Em entrevista ao jornalista Joaquim de Carvalho, publicada no canal da TV 247 no YouTube, o ex-deputado federal Julian Lemos, que coordenou a campanha de Jair Bolsonaro na região Nordeste e atuou como braço operacional do então candidato, fez revelações contundentes que colocam em xeque a versão oficial sobre o episódio da suposta facada ocorrida em Juiz de Fora, em 6 de setembro de 2018.
Segundo Lemos, que visitou Bolsonaro dois dias após o atentado, a reação do então candidato foi inesperadamente fria e triunfalista. “Entrei no quarto esperando ver comoção. Bolsonaro olhou pra mim, pra Gustavo Bebianno e disse, rindo: ‘Deixa eu dizer uma coisa: não precisa fazer mais nada, ganhamos a eleição’.” Para o ex-parlamentar, a cena parecia ensaiada e não transmitia nenhum clima de dor ou gravidade.
Julian Lemos sustenta que o ferimento pode ter sido de pequena proporção: “foi um furo muito pequeno, quase como a ponta de uma faquinha de cozinha”. Ele conta que o então ministro Bebianno estava presente na cirurgia e relatou que, apesar da abertura da barriga e do procedimento complexo, o ferimento original era mínimo. “Talvez não tenha sido uma facada para matar, mas apenas para arranhar. Não sei se disseram ‘fura a perna’, ou ‘só a barriga’, mas que foi esquisito, foi.”
Um dos aspectos mais inquietantes do relato diz respeito à ausência de reação dos seguranças de Bolsonaro após o ataque. Adélio Bispo, autor confesso da facada, não foi linchado nem sofreu agressões, o que contraria completamente o padrão esperado em um ambiente dominado por apoiadores fanáticos e forças de segurança armadas. “Não sei como aquele cara saiu vivo dali. Qualquer um que olhasse pra Bolsonaro de cara feia levava um murro. Mas Adélio? Nada”, afirmou Julian. Para ele, o fato de todos os seguranças envolvidos terem sido promovidos posteriormente também é um forte indício de que havia algo muito errado na operação de segurança daquele dia.

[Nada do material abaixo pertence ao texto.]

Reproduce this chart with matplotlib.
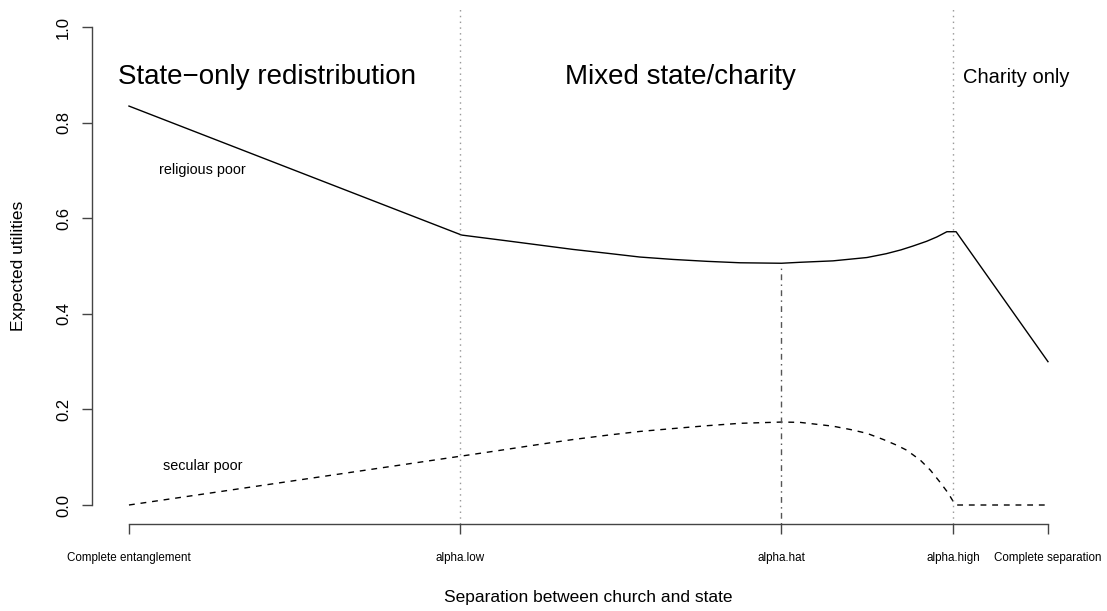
import numpy as np
import matplotlib
matplotlib.use("Agg")
import matplotlib.pyplot as plt

plt.rcParams['font.family'] = ['Liberation Sans', 'DejaVu Sans']

# regime boundaries on the separation axis
alpha_low = 0.36
alpha_hat = 0.71
alpha_high = 0.897

tick_pos = [0, alpha_low, alpha_hat, alpha_high, 1.0]
tick_lab = ['Complete entanglement', 'alpha.low', 'alpha.hat', 'alpha.high', 'Complete separation']

# expected utility, religious poor
rel_x = [0, 0.362, 0.411, 0.447, 0.483, 0.520, 0.556, 0.592, 0.629, 0.665, 0.710,
         0.730, 0.766, 0.803, 0.824, 0.840, 0.853, 0.868, 0.879, 0.890, 0.900, 1.0]
rel_y = [0.835, 0.565, 0.553, 0.544, 0.535, 0.527, 0.519, 0.514, 0.510, 0.507, 0.506,
         0.508, 0.511, 0.518, 0.526, 0.534, 0.542, 0.552, 0.561, 0.572, 0.572, 0.30]

# expected utility, secular poor
sec_x = [0, 0.362, 0.411, 0.447, 0.483, 0.520, 0.556, 0.592, 0.629, 0.665, 0.710,
         0.730, 0.748, 0.766, 0.785, 0.803, 0.821, 0.835, 0.846, 0.861, 0.872, 0.882,
         0.891, 0.897, 0.900, 1.0]
sec_y = [0, 0.1025, 0.1165, 0.127, 0.137, 0.146, 0.154, 0.160, 0.166, 0.171, 0.1736,
         0.173, 0.169, 0.165, 0.158, 0.150, 0.137, 0.1255, 0.115, 0.094, 0.073, 0.049,
         0.026, 0.007, 0, 0]

rel_at_hat = 0.505

fig = plt.figure(figsize=(11.07, 6.11), dpi=100)
ax = fig.add_axes([0.0833, 0.1422, 0.8966, 0.8445])
ax.set_xlim(-0.04, 1.04)
ax.set_ylim(-0.04, 1.04)

ax.plot(rel_x, rel_y, color='black', lw=1.0)
ax.plot(sec_x, sec_y, color='black', lw=1.0, dashes=(4.2, 4.2))

for a in (alpha_low, alpha_high):
    ax.axvline(a, color='#999999', lw=1.0, dashes=(1.05, 3.1))
ax.plot([alpha_hat, alpha_hat], [-0.04, rel_at_hat], color='#555555', lw=1.0,
        dashes=(1.05, 3.1, 4.2, 3.1))

ax.text(0.15, 0.882, 'State\u2212only redistribution', fontsize=20, ha='center', va='baseline')
ax.text(0.60, 0.882, 'Mixed state/charity', fontsize=20, ha='center', va='baseline')
ax.text(0.965, 0.884, 'Charity only', fontsize=14.5, ha='center', va='baseline')
ax.text(0.08, 0.693, 'religious poor', fontsize=10.4, ha='center', va='baseline')
ax.text(0.08, 0.073, 'secular poor', fontsize=10.4, ha='center', va='baseline')

for s in ('top', 'right'):
    ax.spines[s].set_visible(False)
ax.spines['left'].set_bounds(0, 1)
ax.spines['bottom'].set_bounds(0, 1)
for s in ('left', 'bottom'):
    ax.spines[s].set_color('#444444')
    ax.spines[s].set_linewidth(1.0)

ax.set_xticks(tick_pos)
ax.set_xticklabels(tick_lab, fontsize=8.4)
ax.set_yticks([0, 0.2, 0.4, 0.6, 0.8, 1.0])
ax.set_yticklabels(['0.0', '0.2', '0.4', '0.6', '0.8', '1.0'], fontsize=12, rotation=90, va='center')
ax.tick_params(axis='both', direction='out', length=7.2, width=1.0, color='#444444')
ax.tick_params(axis='x', pad=13)
ax.tick_params(axis='y', pad=8)

ax.set_xlabel('Separation between church and state', fontsize=12.5)
ax.xaxis.set_label_coords(0.5, -0.128)
fig.text(18 / 1107, 1 - 266 / 611, 'Expected utilities', fontsize=12.5, rotation=90,
         ha='center', va='center')

fig.savefig('out.png', dpi=100)
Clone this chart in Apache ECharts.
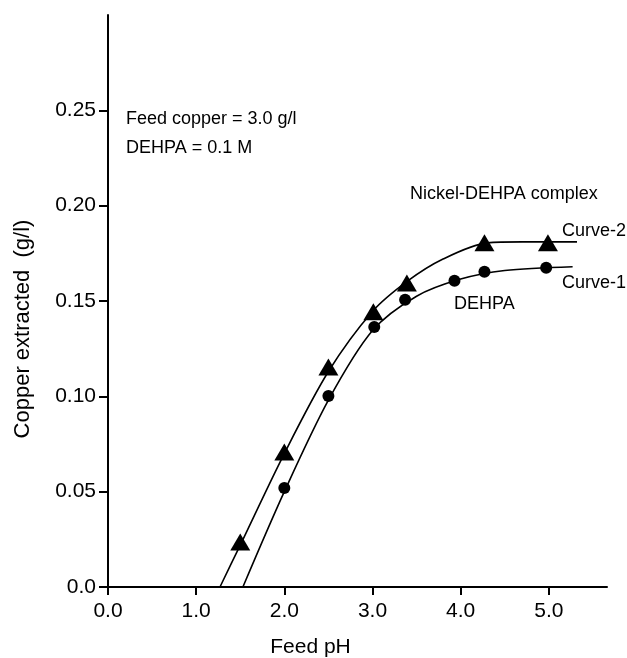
<!DOCTYPE html>
<html lang="en">
<head>
    <meta charset="UTF-8">
    <title>Copper extracted vs feed pH</title>
    <script src="https://cdn.jsdelivr.net/npm/echarts@6/dist/echarts.min.js"></script>
    <style>
        html, body { margin: 0; padding: 0; background: #fff; }
    </style>
</head>
<body>
    <div id="main" style="width: 627px;height:658px;"></div>
    <script type="text/javascript">
        var myChart = echarts.init(document.getElementById('main'));

        // measured points, Curve-2 (Nickel-DEHPA complex)
        var curve2Points = [[1.5, 0.0236], [2.0, 0.0708], [2.5, 0.1154], [3.01, 0.1443],
            [3.39, 0.1595], [4.27, 0.1805], [4.99, 0.1805]];
        // measured points, Curve-1 (DEHPA)
        var curve1Points = [[2.0, 0.0519], [2.5, 0.1002], [3.02, 0.1364], [3.37, 0.1506],
            [3.93, 0.1606], [4.27, 0.1653], [4.97, 0.1674]];
        // fitted curves
        var curve2Fit = [[1.27, 0], [1.5, 0.022], [2.0, 0.07], [2.5, 0.113], [3.0, 0.1445],
            [3.4, 0.1605], [3.8, 0.172], [4.3, 0.1805], [4.7, 0.181], [5.32, 0.181]];
        var curve1Fit = [[1.53, 0], [2.0, 0.05], [2.5, 0.098], [3.0, 0.1345], [3.5, 0.1525],
            [4.0, 0.1615], [4.5, 0.1660], [5.27, 0.168]];
        // tick labels
        var xTicks = [0, 1, 2, 3, 4, 5];
        var yTicks = [0, 0.05, 0.10, 0.15, 0.20, 0.25];

        var font = 'Liberation Sans, Arial, sans-serif';

        option = {
            animation: false,
            grid: {
                left: 108,
                right: 20,
                top: 15,
                bottom: 71,
                outerBoundsMode: 'none'
            },
            xAxis: {
                type: 'value',
                min: 0,
                max: 5.66,
                name: 'Feed pH',
                nameLocation: 'middle',
                nameGap: 50,
                nameTextStyle: { color: '#000', fontSize: 21, fontFamily: font, padding: [0, 94, 0, 0] },
                axisLine: { show: true, lineStyle: { color: '#000', width: 2 } },
                axisTick: { show: true, length: 8, customValues: xTicks, lineStyle: { color: '#000', width: 2 } },
                axisLabel: {
                    customValues: xTicks,
                    margin: 14,
                    color: '#000',
                    fontSize: 21,
                    fontFamily: font,
                    formatter: function (v) { return v.toFixed(1); }
                },
                splitLine: { show: false }
            },
            yAxis: {
                type: 'value',
                min: 0,
                max: 0.30,
                name: 'Copper extracted  (g/l)',
                nameLocation: 'middle',
                nameGap: 74,
                nameTextStyle: { color: '#000', fontSize: 22, fontFamily: font, padding: [0, 56, 0, 0] },
                axisLine: { show: true, lineStyle: { color: '#000', width: 2 } },
                axisTick: { show: true, length: 9, customValues: yTicks, lineStyle: { color: '#000', width: 2 } },
                axisLabel: {
                    customValues: yTicks,
                    margin: 12,
                    color: '#000',
                    fontSize: 21,
                    fontFamily: font,
                    formatter: function (v) { return v === 0 ? '0.0' : v.toFixed(2); }
                },
                splitLine: { show: false }
            },
            graphic: [
                { type: 'text', left: 126, top: 110, style: { text: 'Feed copper = 3.0 g/l', fontSize: 18, fontFamily: font, fill: '#000' } },
                { type: 'text', left: 126, top: 139, style: { text: 'DEHPA = 0.1 M', fontSize: 18, fontFamily: font, fill: '#000' } },
                { type: 'text', left: 410, top: 185, style: { text: 'Nickel-DEHPA complex', fontSize: 18, fontFamily: font, fill: '#000' } },
                { type: 'text', left: 562, top: 222, style: { text: 'Curve-2', fontSize: 18, fontFamily: font, fill: '#000' } },
                { type: 'text', left: 562, top: 274, style: { text: 'Curve-1', fontSize: 18, fontFamily: font, fill: '#000' } },
                { type: 'text', left: 454, top: 295, style: { text: 'DEHPA', fontSize: 18, fontFamily: font, fill: '#000' } }
            ],
            series: [
                {
                    name: 'Curve-2 fit',
                    type: 'line',
                    smooth: 0.3,
                    showSymbol: false,
                    lineStyle: { color: '#000', width: 1.6 },
                    data: curve2Fit
                },
                {
                    name: 'Curve-1 fit',
                    type: 'line',
                    smooth: 0.3,
                    showSymbol: false,
                    lineStyle: { color: '#000', width: 1.6 },
                    data: curve1Fit
                },
                {
                    name: 'Nickel-DEHPA complex',
                    type: 'scatter',
                    symbol: 'triangle',
                    symbolSize: [20, 17],
                    itemStyle: { color: '#000', opacity: 1 },
                    data: curve2Points
                },
                {
                    name: 'DEHPA',
                    type: 'scatter',
                    symbol: 'circle',
                    symbolSize: 12,
                    itemStyle: { color: '#000', opacity: 1 },
                    data: curve1Points
                }
            ]
        };

        myChart.setOption(option);
    </script>
</body>
</html>
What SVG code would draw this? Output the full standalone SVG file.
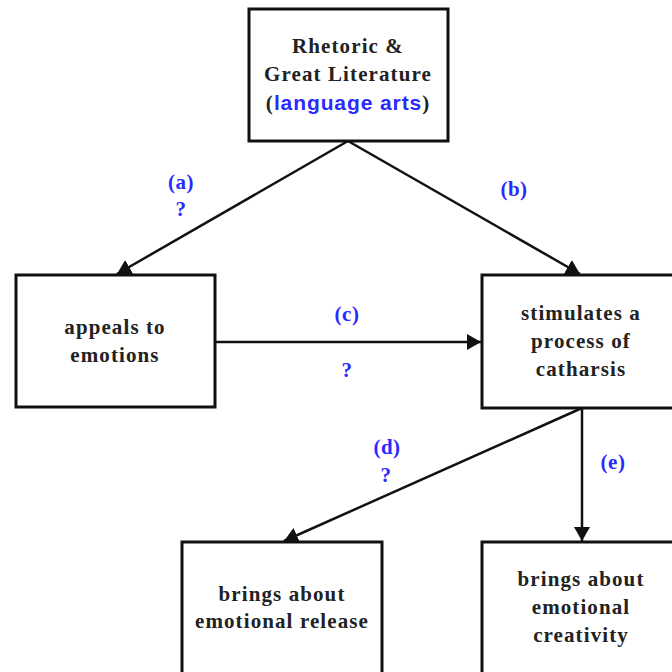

Outro ponto grave é o papel de Carlos Bolsonaro, que, segundo Lemos, estava pela primeira e única vez em uma caminhada de rua com o pai. O vereador do Rio de Janeiro, afirma Julian, jamais participava desse tipo de atividade, mas naquele dia estava presente, e teria inclusive se trancado no carro após avistar Adélio Bispo se aproximando. Lemos destaca ainda que Carlos passou a atuar nos bastidores para isolar e desmoralizar aliados de campanha, como ele próprio e Gustavo Bebianno, e chegou a criar uma espécie de “ABIN paralela” para monitorar adversários e aliados suspeitos. O ex-deputado relata que Carlos retirou as senhas das redes sociais do pai durante a transição de governo, como forma de chantagem política.
A reação da família Bolsonaro também é colocada sob suspeita. Segundo Julian, Michelle Bolsonaro demonstrou uma frieza incomum ao saber do suposto atentado. “Ela teria pedido que imitassem a voz de Jair para ouvir, como se fosse uma brincadeira”, lembrou Joaquim de Carvalho, citando trecho do livro de André Marinho. Também Flávio Bolsonaro, em entrevista logo após o episódio, minimizou a gravidade da situação ao dizer que “não foi nada grave”.
Lemos afirma que o episódio da facada foi o divisor de águas da eleição: “Foi sorte, não azar. Na semana seguinte, Bolsonaro subiu sete pontos. Quem dizia ‘não voto nesse maluco’, passou a dizer ‘vou votar nesse coitado’.” O ex-deputado não afirma categoricamente que houve encenação, mas deixa claro que muitos fatos permanecem sem resposta. Ele e Joaquim de Carvalho questionam como Adélio pôde se aproximar tanto, como a faca foi encontrada horas depois por um verdureiro, sem cadeia de custódia preservada, e por que nenhuma investigação séria foi feita durante todo o governo Bolsonaro. “Quatro anos no poder, com controle do aparato do Estado, e ninguém descobriu nada. Isso não entra na minha cabeça.”
Ao final da entrevista, Julian Lemos enfatiza que sua intenção não é fazer acusações sem provas, mas levantar questionamentos legítimos sobre um evento que moldou a história recente do Brasil. Segundo ele, as contas não fecham. Até porque o teatro da vitimização foi essencial para a vitória de Bolsonaro. Se foi espontâneo ou calculado, só o tempo dirá, mas não há dúvidas de que a narrativa oficial é frágil.